The views expressed by the directors of this bank and the Buffalo branch, as well as by some large retailers, point to a continuing gradual increase in consumer spending, but very cautious inventory policies by businessmen. In general, most respondents looked for a slight easing in wage demands, but do not expect any marked change in the price picture. Opinions regarding the strength of the demand for business loans indicated some strengthening on balance.

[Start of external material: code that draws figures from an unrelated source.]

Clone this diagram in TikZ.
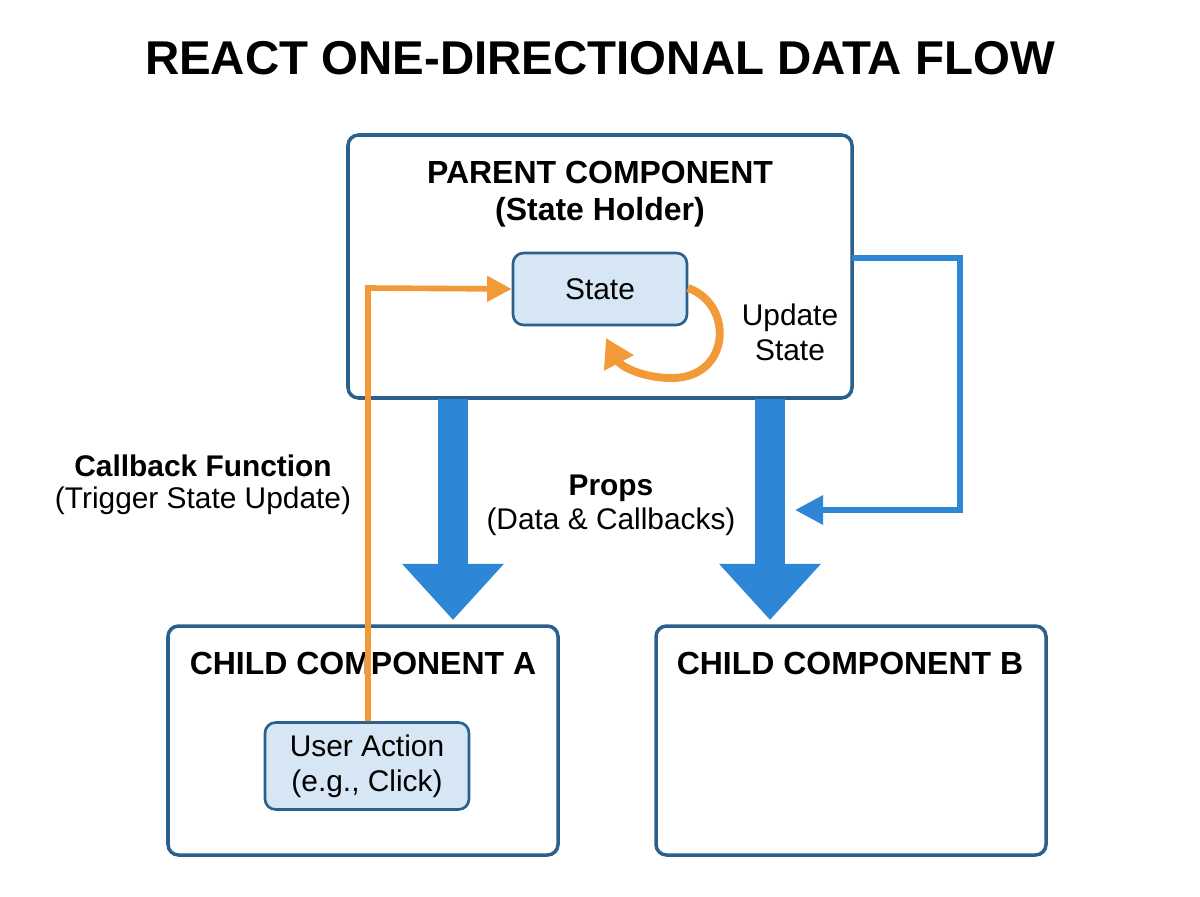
\documentclass[tikz,border=0pt]{standalone}
\usepackage{fontspec}
\setmainfont{Liberation Sans}
\usetikzlibrary{arrows.meta,shapes.arrows}
\definecolor{boxc}{HTML}{2B5F8C}
\definecolor{fillc}{HTML}{D6E6F5}
\definecolor{bluea}{HTML}{2E86D6}
\definecolor{orng}{HTML}{F29A38}
\begin{document}
\begin{tikzpicture}[x=0.02cm,y=-0.02cm,
 box/.style={draw=boxc,line width=2pt,rounded corners=6pt},
 sbox/.style={draw=boxc,fill=fillc,line width=1.5pt,rounded corners=6pt},
 big/.style={font=\fontsize{18.2}{20}\selectfont\bfseries},
 reg/.style={font=\fontsize{17}{20}\selectfont},
 bld/.style={font=\fontsize{17}{20}\selectfont\bfseries},
 fat/.style={bluea,line width=17pt,-{Triangle[width=56pt,length=32pt]}},
 org/.style={orng,line width=3.2pt,-{Triangle[width=14pt,length=14pt]}}]
\useasboundingbox (0,0) rectangle (1200,896);
\node[font=\fontsize{27}{30}\selectfont\bfseries] (title) at (600,58) {REACT ONE-DIRECTIONAL DATA FLOW};
\draw[box] (348,135) rectangle (852,398);
\node[big] (pt1) at (600,172) {PARENT COMPONENT};
\node[big] (pt2) at (600,212) {(State Holder)};
\node[sbox,minimum width=3.48cm,minimum height=1.44cm,reg] (state) at (600,289) {State};
\node[reg,align=center] (upd) at (790,332) {Update\\State};
\draw[box] (168,626) rectangle (558,855);
\draw[box] (656,626) rectangle (1046,855);
\node[big] (ca) at (363,663) {CHILD COMPONENT A};
\node[big] (cb) at (850,663) {CHILD COMPONENT B};
\node[sbox,minimum width=4.08cm,minimum height=1.74cm,reg,align=center] (ua) at (367,766) {User Action\\(e.g., Click)};
\node[bld] (cf1) at (203,466) {Callback Function};
\node[reg] (cf2) at (203,501) {(Trigger State Update)};
\node[bld] (p1) at (611,488) {Props};
\node[reg] (p2) at (611,522) {(Data \& Callbacks)};
\coordinate (a1) at (453,399); \coordinate (a2) at (453,620);
\coordinate (b1) at (770,399); \coordinate (b2) at (770,620);
\draw[fat] (a1) -- (a2);
\draw[fat] (b1) -- (b2);
\coordinate (r1) at (852,258); \coordinate (r2) at (960,258); \coordinate (r3) at (960,510); \coordinate (r4) at (795,510);
\draw[bluea,line width=3.5pt,-{Triangle[width=16pt,length=16pt]}] (r1) -- (r2) -- (r3) -- (r4);
\draw[org] (ua.north -| 368,0) -- (368,288) -- (state.west);
\draw[orng,line width=4.5pt,-{Triangle[width=18pt,length=16pt]}] (688,288) .. controls (735,305) and (730,378) .. (672,378) .. controls (640,378) and (620,365) .. (606,338);
\end{tikzpicture}
\end{document}
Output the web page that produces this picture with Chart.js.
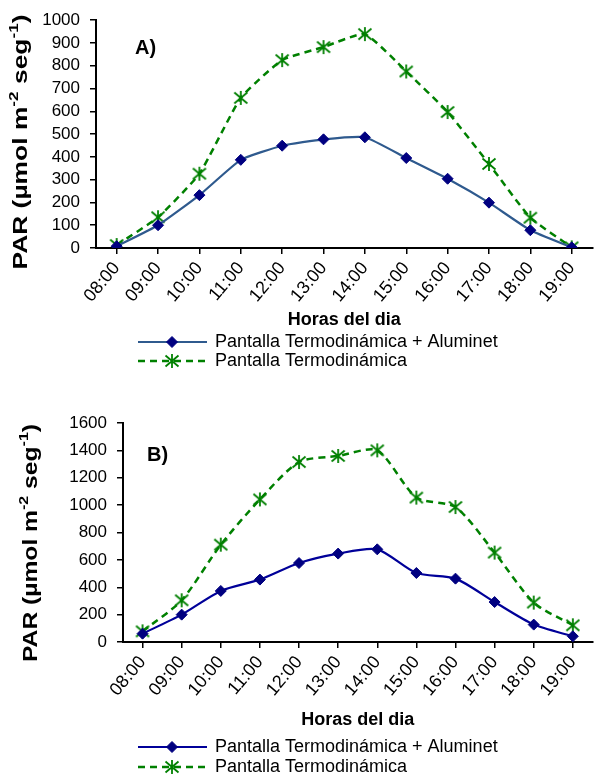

With respect to consumer spending, all the Second District directors and retailers who expressed an opinion on the subject felt the upward trend was continuing. A number of the respondents, however, adopted a relatively cautious attitude towards the strength of retail activity. Thus, the treasurer of a large nationwide chain of retail department stores specializing in softwear felt that much of the rise in his firm's dollar volume reflected higher prices, with the physical volume of sales running only moderately above last year. He felt that official tabulations indicating increasing strength in consumer spending were somewhat exaggerated, and reported that his firm as well as other retailers he had spoken to had not as yet seen signs that consumer retail outlays were reaching such proportions. As a result, he felt that "doubt was cast" on some of the official statistics. Similarly, while the vice president of a large New York department store with branches in the suburbs reported a "healthy" rise in his firm's sales in dollar terms, he noted that higher prices accounted for a good part of this increase. All of the Buffalo branch directors detected a continuing upward trend in retail activity, with a "spurt" in some areas related to seasonal factors. The New York bank directors, however, characterized the pick up in retail sales as "moderate" to "slow".

All of the respondents felt that businessmen were continuing to pursue cautious policies toward increasing their inventories, and that such building as was taking place was largely due to special circumstances. The chairman of the board of a large manufacturing concern reported that he knew of no company accumulating inventories with speculative motives," but he thought that some accumulation was taking place as the result of special factors, such as anticipations of strikes and environmental protection measures—especially the spreading ban on phosphates and restrictions on the paper industry. The vice president of Rochester's largest firm also reported that strike-hedging purchases had resulted in a substantial increase in inventories at his firm. However, he also pointed to the trend among retailers to limit their inventories and to rely increasingly upon the ready availability of adequate stocks from jobbers and distributors. The retailers who were contacted indicated there had been a slight rise in their inventories in preparation for an expected increase in sales activity later on in the year.

The views of the directors regarding business loan demand seemed to indicate some strengthening. Thus, the presidents of three upstate banks and the chairman of a large nationwide manufacturing concern felt that the demand for this type of loan had increased in recent weeks, and one pointed particularly to the strength in the mortgage area. And, while the chairman of the board of another upstate bank reported that his bank had not experienced any strengthening of loan demand, he noted that business loans are not a major part of his portfolio.

The respondents all continued to voice concern over the wage and price situation, although on balance the opinions expressed seemed slightly less pessimistic than a month ago. Thus, Buffalo branch directors reported some slowdown in the rate of wage increases, particularly among nonunionized concerns, and felt this trend might continue for the balance of the year. On the other hand, no significant change in the rate of advance of prices was evident to any of the Buffalo directors. One of the two New York City manufacturing executives on this bank's board saw inflation as continuing, but detected signs of an easing in wage increases. The other New York manufacturer saw a pattern of first-year wage increases averaging about 10 percent "less of a disaster" than previous increases, but "still a disaster" since he expected productivity to rise by only 3 percent to 3 1/2 percent in most industries.